When Richardson implied that Fury was acting like a child, the unbeaten heavyweight only went on more. “I am a big child, yes, Mr. Brother Nazim,” he said. “I’m glad he’s (Richardson) in high spirits and he respects me because he better, that’s all I’m going to say. I may be hard-headed, I may be whatever, but I can fight.”
“I’m the best fighter on earth. These guys haven’t got a prayer. When it comes to praying, they talk about religion. I know about religion as well. Steve is actually a brother of mine in Christ Jesus. We’re actually brothers. Like they say, if God is with you who can be against you? It’s one of them things where God has bigger plans for me than Steve, obviously, because he’s already been defeated and whatever and I haven’t. So we’re going to see.”
Indeed, we will. But if the fight on Saturday afternoon is as entertaining as the press conference on Wednesday, the days of Fury being known by just the biggest of boxing fans will be in the past.

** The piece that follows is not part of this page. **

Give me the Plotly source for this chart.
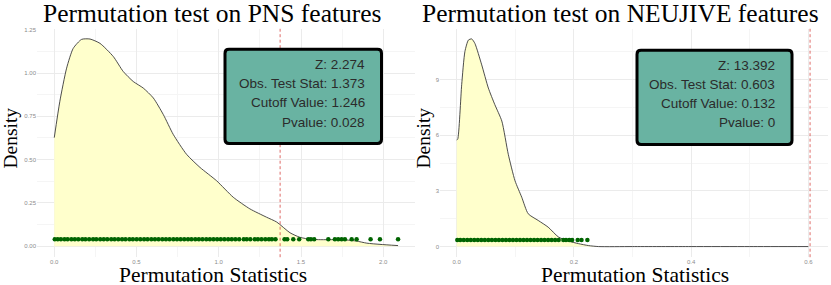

The five bout under card will be highlighted by lightweight prospect Karl Dagan (12-0, 6 KOs) and fringe middleweight contender Curtis Stevens (23-3, 17 KOs). Both men are expected to easily win their fights against Edward Valdez (12-9-2, 9 KOs) and Derrick Findley (20-9, 13 KOs), respectively.
The first fight of the afternoon is scheduled for 1:20 PM local time with the televised portion of the card to commence at 4 PM ET. Tickets, which start at $25.00 a pop, are still available.